Wednesday, August 27, 2014

Bowling Alone

ACCORDING TO THE HARVARD school of sociology, the American citizen has, on average, one friend fewer than a generation ago. Furthermore, the American community has been in a state of decline over the last third of the twentieth century, and the first tenth of the twenty first. Membership in organizations across the board has fallen significantly. Far fewer people attend PTA meetings. Bowling leagues are in decline. All manner of civic organization have suffered a severe decline in membership, including political parties, and local as well as national organizations. Traditionally, America has been a culture of joiners. when Alexis de Tocqueville visited the U.S. in the 1830s, he remarked that everywhere we went, he found Americans organizing into groups; professional, service, social. Nobody seemed to be a loner. That's what living in an untamed wilderness will do to a person, perhaps. This trait adhered until the 1960s.
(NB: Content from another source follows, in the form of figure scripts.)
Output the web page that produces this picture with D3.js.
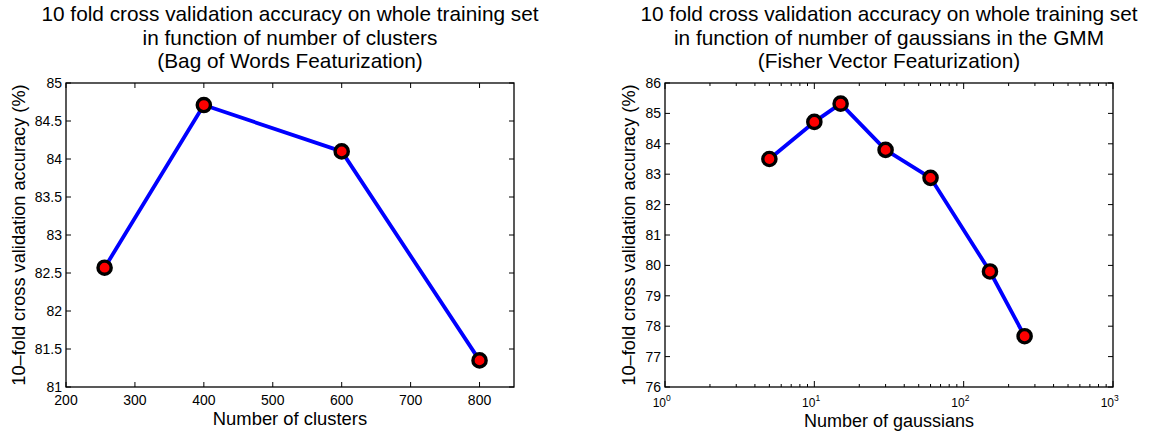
<!DOCTYPE html>
<html>
<head>
<meta charset="utf-8">
<script src="https://cdn.jsdelivr.net/npm/d3@7"></script>
<style>
  html, body { margin: 0; padding: 0; background: #fff; }
  svg { display: block; }
  text { font-family: "Liberation Sans", Arial, Helvetica, sans-serif; fill: #000; }
</style>
</head>
<body>
<svg id="chart" width="1149" height="434"></svg>
<script>
// ---- Data: left chart (Bag of Words) ----
const bowClusters = [256, 400, 600, 800];
const bowAccuracy = [82.57, 84.71, 84.10, 81.35];
const bowXTicks = [200, 300, 400, 500, 600, 700, 800];
const bowYTicks = [81, 81.5, 82, 82.5, 83, 83.5, 84, 84.5, 85];
const bowTitle = ["10 fold cross validation accuracy on whole training set",
                  "in function of number of clusters",
                  "(Bag of Words Featurization)"];
const bowXLabel = "Number of clusters";

// ---- Data: right chart (Fisher Vector) ----
const gmmGaussians = [5, 10, 15, 30, 60, 150, 256];
const gmmAccuracy = [83.5, 84.72, 85.32, 83.8, 82.88, 79.8, 77.67];
const gmmXMajor = [1, 10, 100, 1000];
const gmmYTicks = [76, 77, 78, 79, 80, 81, 82, 83, 84, 85, 86];
const gmmTitle = ["10 fold cross validation accuracy on whole training set",
                  "in function of number of gaussians in the GMM",
                  "(Fisher Vector Featurization)"];
const gmmXLabel = "Number of gaussians";

const yLabel = "10\u2013fold cross validation accuracy (%)";

const svg = d3.select("#chart");

function drawPanel(cfg) {
  const g = svg.append("g");
  const {x0, x1, y0, y1, xScale, yScale} = cfg;
  const TL = 5;

  // Titles
  cfg.title.forEach((t, i) => {
    g.append("text").attr("x", (x0 + x1) / 2).attr("y", 21 + i * 23.5)
      .attr("text-anchor", "middle").style("font-size", "20.8px").text(t);
  });

  // Box
  g.append("rect").attr("x", x0).attr("y", y0).attr("width", x1 - x0).attr("height", y1 - y0)
    .attr("fill", "none").attr("stroke", "#000").attr("stroke-width", 1.3);

  // Y ticks (inside, both sides)
  const yt = g.append("g");
  cfg.yTicks.forEach(v => {
    const y = yScale(v);
    yt.append("line").attr("x1", x0).attr("x2", x0 + TL).attr("y1", y).attr("y2", y).attr("stroke", "#000");
    yt.append("line").attr("x1", x1).attr("x2", x1 - TL).attr("y1", y).attr("y2", y).attr("stroke", "#000");
    yt.append("text").attr("x", x0 - 4).attr("y", y).attr("dy", "0.35em")
      .attr("text-anchor", "end").style("font-size", "14px").text(d3.format("~g")(v));
  });

  // X ticks
  cfg.drawXTicks(g);

  // Axis labels
  g.append("text").attr("x", (x0 + x1) / 2).attr("y", cfg.xLabelY)
    .attr("text-anchor", "middle").style("font-size", cfg.xLabelSize).text(cfg.xLabel);
  g.append("text").attr("transform", `translate(${cfg.yLabelX},${(y0 + y1) / 2}) rotate(-90)`)
    .attr("text-anchor", "middle").style("font-size", "18.2px").text(yLabel);

  // Line + markers
  const pts = cfg.xs.map((x, i) => [x, cfg.ys[i]]);
  const line = d3.line().x(d => xScale(d[0])).y(d => yScale(d[1]));
  g.append("path").datum(pts).attr("d", line).attr("fill", "none")
    .attr("stroke", "#0000ff").attr("stroke-width", 3.8).attr("stroke-linejoin", "round");
  g.selectAll("circle.m").data(pts).enter().append("circle")
    .attr("cx", d => xScale(d[0])).attr("cy", d => yScale(d[1]))
    .attr("r", 6.6).attr("fill", "#ff0000").attr("stroke", "#000").attr("stroke-width", 3.4);
}

// Left panel
{
  const x0 = 66, x1 = 514, y0 = 83, y1 = 387;
  const xScale = d3.scaleLinear().domain([200, 850]).range([x0, x1]);
  const yScale = d3.scaleLinear().domain([81, 85]).range([y1, y0]);
  drawPanel({
    x0, x1, y0, y1, xScale, yScale, title: bowTitle, yTicks: bowYTicks,
    xLabel: bowXLabel, xLabelY: 425, xLabelSize: "18.4px", yLabelX: 25,
    xs: bowClusters, ys: bowAccuracy,
    drawXTicks(g) {
      bowXTicks.forEach(v => {
        const x = xScale(v);
        g.append("line").attr("x1", x).attr("x2", x).attr("y1", y1).attr("y2", y1 - 5).attr("stroke", "#000");
        g.append("line").attr("x1", x).attr("x2", x).attr("y1", y0).attr("y2", y0 + 5).attr("stroke", "#000");
        g.append("text").attr("x", x).attr("y", 405).attr("text-anchor", "middle")
          .style("font-size", "14px").text(v);
      });
    }
  });
}

// Right panel
{
  const x0 = 665, x1 = 1113, y0 = 83, y1 = 387;
  const xScale = d3.scaleLog().domain([1, 1000]).range([x0, x1]);
  const yScale = d3.scaleLinear().domain([76, 86]).range([y1, y0]);
  drawPanel({
    x0, x1, y0, y1, xScale, yScale, title: gmmTitle, yTicks: gmmYTicks,
    xLabel: gmmXLabel, xLabelY: 427, xLabelSize: "18px", yLabelX: 635,
    xs: gmmGaussians, ys: gmmAccuracy,
    drawXTicks(g) {
      const minor = [];
      for (let d = 1; d < 1000; d *= 10) for (let k = 2; k <= 9; k++) minor.push(d * k);
      minor.forEach(v => {
        const x = xScale(v);
        g.append("line").attr("x1", x).attr("x2", x).attr("y1", y1).attr("y2", y1 - 3).attr("stroke", "#000");
        g.append("line").attr("x1", x).attr("x2", x).attr("y1", y0).attr("y2", y0 + 3).attr("stroke", "#000");
      });
      gmmXMajor.forEach(v => {
        const x = xScale(v);
        g.append("line").attr("x1", x).attr("x2", x).attr("y1", y1).attr("y2", y1 - 6).attr("stroke", "#000");
        g.append("line").attr("x1", x).attr("x2", x).attr("y1", y0).attr("y2", y0 + 6).attr("stroke", "#000");
        const t = g.append("text").attr("x", x - 12.3).attr("y", 406.5).attr("text-anchor", "start")
          .style("font-size", "12px");
        t.append("tspan").text("10");
        t.append("tspan").attr("dy", -6).style("font-size", "8.5px").text(Math.round(Math.log10(v)));
      });
    }
  });
}
</script>
</body>
</html>
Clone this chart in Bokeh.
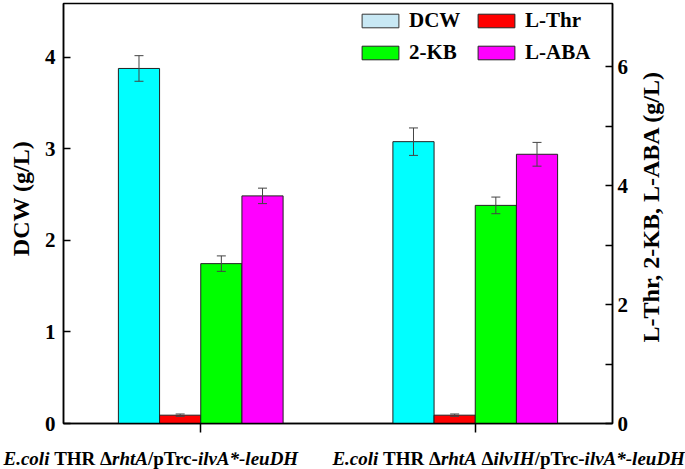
import glob
import math
from bokeh.plotting import figure
from bokeh.layouts import column, row
from bokeh.models import (Range1d, LinearAxis, FixedTicker, ColumnDataSource, Whisker,
                          TeeHead, Legend, LegendItem, CustomLabelingPolicy)
from bokeh.core.properties import value, field
from bokeh.embed import file_html
from bokeh.resources import INLINE

# ---------------- data ----------------
groups = [1, 2]
categories = ["E.coli THR ΔrhtA/pTrc-ilvA*-leuDH",
              "E.coli THR ΔrhtA ΔilvIH/pTrc-ilvA*-leuDH"]
# same labels split into (text, style) runs for mixed italic/upright rendering
category_runs = [
    [("E.coli", "bold italic"), (" THR Δ", "bold"), ("rhtA", "bold italic"),
     ("/pTrc-", "bold"), ("ilvA*-leuDH", "bold italic")],
    [("E.coli", "bold italic"), (" THR Δ", "bold"), ("rhtA", "bold italic"),
     (" Δ", "bold"), ("ilvIH", "bold italic"), ("/pTrc-", "bold"),
     ("ilvA*-leuDH", "bold italic")],
]
series = ["DCW", "L-Thr", "2-KB", "L-ABA"]
dcw = [3.88, 3.08]
dcw_err = [0.14, 0.15]
l_thr = [0.14, 0.14]
l_thr_err = [0.02, 0.02]
kb = [2.69, 3.67]
kb_err = [0.13, 0.14]
l_aba = [3.83, 4.53]
l_aba_err = [0.13, 0.20]
left_ticks = [0, 1, 2, 3, 4]
right_ticks = [0, 2, 4, 6]
right_minor_ticks = [1, 3, 5]
left_title = "DCW (g/L)"
right_title = "L-Thr, 2-KB, L-ABA (g/L)"

FONT = "Liberation Serif"
NBSP = "\u00a0"

# --------------- text measuring ---------------
def _find(name):
    for root in ("/usr/share/fonts", "/usr/local/share/fonts", "/opt", "/root/.fonts"):
        hits = glob.glob(f"{root}/**/{name}", recursive=True)
        if hits:
            return hits[0]
    return None

_font_files = {"bold": _find("LiberationSerif-Bold.ttf"),
               "bold italic": _find("LiberationSerif-BoldItalic.ttf")}
_font_cache = {}

def text_width(txt, style, size):
    path = _font_files.get(style)
    try:
        from PIL import ImageFont
        key = (style, size)
        if key not in _font_cache:
            _font_cache[key] = ImageFont.truetype(path, size)
        return _font_cache[key].getlength(txt)
    except Exception:
        return len(txt) * 0.5 * size

def no_align(fig):
    try:
        fig.frame_align = False
    except Exception:
        pass

# --------------- main figure ---------------
W, H = 685, 469
FL, FW = 63, 549           # frame left / width in px
PW = 632                   # main plot width (right tick labels inside)
x0, x1 = 0.5, 2.5
left_top, right_top = 4.59, 7.067
p = figure(width=PW, height=435, x_range=Range1d(x0, x1), y_range=Range1d(0, left_top),
           x_axis_type=None, y_axis_type=None, output_backend="svg", toolbar_location=None,
           min_border_left=FL, min_border_right=PW - FL - FW, min_border_top=3,
           min_border_bottom=12, background_fill_color="white", border_fill_color="white")
p.extra_y_ranges = {"right": Range1d(0, right_top)}
p.outline_line_color = "black"
p.outline_line_width = 1.5

axis_style = dict(axis_line_width=1.5, axis_line_color="black",
                  major_tick_line_width=1.5, minor_tick_line_width=1.5,
                  major_tick_line_color="black", minor_tick_line_color="black",
                  major_label_text_font=FONT, major_label_text_font_style="bold",
                  major_label_text_font_size="21px", major_label_text_color="black",
                  axis_label_text_font=FONT, axis_label_text_font_style="bold",
                  axis_label_text_font_size="24px", axis_label_text_color="black")

left_axis = LinearAxis(ticker=FixedTicker(ticks=left_ticks, minor_ticks=[]),
                       major_tick_in=7, major_tick_out=0, minor_tick_in=0, minor_tick_out=0,
                       major_label_standoff=8, axis_label=NBSP * 5 + left_title,
                       axis_label_standoff=8, **axis_style)
p.add_layout(left_axis, "left")

right_axis = LinearAxis(y_range_name="right",
                        ticker=FixedTicker(ticks=right_ticks, minor_ticks=right_minor_ticks),
                        major_tick_in=7, major_tick_out=0, minor_tick_in=7, minor_tick_out=0,
                        major_label_standoff=5, **axis_style)
p.add_layout(right_axis, "right")

# bottom axis: only the group tick marks (labels are drawn in the strip below)
bottom_axis = LinearAxis(ticker=FixedTicker(ticks=groups, minor_ticks=[]),
                         major_tick_in=0, major_tick_out=9, minor_tick_in=0, minor_tick_out=0,
                         axis_line_width=1.5, major_tick_line_width=1.5,
                         major_label_standoff=0, major_label_text_font_size="0px",
                         major_label_policy=CustomLabelingPolicy(code="return new Set()"))
p.add_layout(bottom_axis, "below")

# --------------- bars ---------------
bar_w = 0.15
offsets = [-0.225, -0.075, 0.075, 0.225]
values = [dcw, l_thr, kb, l_aba]
errors = [dcw_err, l_thr_err, kb_err, l_aba_err]
colors = ["#00FFFF", "#FF0000", "#00FF00", "#FF00FF"]
ranges = ["default", "right", "right", "right"]

renderers = []
for vals, errs, off, col, rng in zip(values, errors, offsets, colors, ranges):
    src = ColumnDataSource(dict(
        x=[g + off for g in groups], top=vals,
        upper=[v + e for v, e in zip(vals, errs)],
        lower=[v - e for v, e in zip(vals, errs)]))
    r = p.vbar(x="x", top="top", width=bar_w, source=src, fill_color=col,
               line_color="#222222", line_width=1, y_range_name=rng)
    renderers.append(r)
    w = Whisker(source=src, base="x", upper="upper", lower="lower", dimension="height",
                line_color="#444444", line_width=1, y_range_name=rng, level="annotation",
                upper_head=TeeHead(size=9, line_color="#444444", line_width=1),
                lower_head=TeeHead(size=9, line_color="#444444", line_width=1))
    p.add_layout(w)

# legend swatch for DCW is a paler blue in the reference: zero-height stand-in bar
dcw_swatch = p.vbar(x=[groups[0] + offsets[0]], top=[0], width=bar_w, fill_color="#C8E8F4",
                    line_color="#333333", line_width=1)
legend_items = [LegendItem(label=series[0], renderers=[dcw_swatch]),
                LegendItem(label=series[2], renderers=[renderers[2]]),
                LegendItem(label=series[1], renderers=[renderers[1]]),
                LegendItem(label=series[3], renderers=[renderers[3]])]
legend = Legend(items=legend_items, location=(294, 358), ncols=2,
                glyph_width=46, glyph_height=17, label_height=17, label_width=57,
                label_standoff=6, spacing=7, padding=0, margin=0, border_line_alpha=0,
                background_fill_alpha=0, label_text_font=FONT,
                label_text_font_style="bold", label_text_font_size="21px",
                label_text_color="black")
p.add_layout(legend)

# --------------- right axis title strip ---------------
RW = W - PW
rfig = figure(width=RW, height=435, x_range=Range1d(0, RW), y_range=Range1d(0, right_top),
              x_axis_type=None, y_axis_type=None, output_backend="svg",
              toolbar_location=None, min_border_left=0, min_border_right=0,
              min_border_top=3, min_border_bottom=12, outline_line_color=None,
              background_fill_color="white", border_fill_color="white")
no_align(rfig)
rsrc = ColumnDataSource(dict(x=[18], y=[3.65], text=[right_title]))
rfig.text(x="x", y="y", text="text", source=rsrc, angle=math.pi / 2, text_align="center",
          text_baseline="middle", text_font=value(FONT), text_font_style="bold",
          text_font_size=value("24px"), text_color="black")

# --------------- category label strip (mixed styles) ---------------
px_per_unit = FW / (x1 - x0)
q = figure(width=W, height=H - 435,
           x_range=Range1d(x0 - FL / px_per_unit, x1 + (W - FL - FW) / px_per_unit),
           y_range=Range1d(0, H - 435), x_axis_type=None, y_axis_type=None,
           output_backend="svg", toolbar_location=None, min_border=0,
           outline_line_color=None, background_fill_color="white",
           border_fill_color="white")
no_align(q)

cat_size = 19
tx, ty, tt, toff, tstyle = [], [], [], [], []
for gi, (g, runs) in enumerate(zip(groups, category_runs)):
    total = sum(text_width(t, s, cat_size) for t, s in runs)
    center_px = FL + (g - x0) * px_per_unit
    start = (3 - center_px) if gi == 0 else (W - 2 - total - center_px)
    cursor = start
    for t, s in runs:
        stripped = t.lstrip(" ")
        lead = t[: len(t) - len(stripped)]
        if lead:
            cursor += text_width(lead, s, cat_size)
        tx.append(g); ty.append(11); tt.append(stripped); toff.append(cursor); tstyle.append(s)
        cursor += text_width(stripped, s, cat_size)

tsrc = ColumnDataSource(dict(x=tx, y=ty, text=tt, off=toff, style=tstyle))
q.text(x="x", y="y", text="text", x_offset="off", source=tsrc, text_align="left",
       text_baseline="alphabetic", text_font=value(FONT), text_font_style=field("style"),
       text_font_size=value(f"{cat_size}px"), text_color="black")

layout = column(row(p, rfig, spacing=0), q, spacing=0)
open("out.html", "w").write(file_html(layout, INLINE))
Then, the bottom dropped out, and is still dropping. When Napoleon Bonaparte took power in the wake of the turbulent French Revolution, he observed that France had become, as he put it, "atomized"; reduced to its smallest component parts. He considered this a problem for national morale, which is always of paramount importance to dictators. Thus he established the Legion of Honor, and numerous other organizations to spur a rebirth of community. America's situation may be attributable to various factors, including the invention of the internet and television, the rise of suburban life, and the increasing mobility of Americans, as they move here and there around the country, usually for reasons of employment. The most comprehensive study of this phenomenon is the monograph "Bowling Alone", by Harvardian sociologist Robert D. Putnam. Putnam decries the trend, but suggests that not only is it reversible, but that it should be reversed, because a well connected society, with high social capital,networks of connected people, enhances the functioning, efficiency, and well being of any society. But it may well be that the trend will get worse before it gets better, and will become permanent. We can hope not.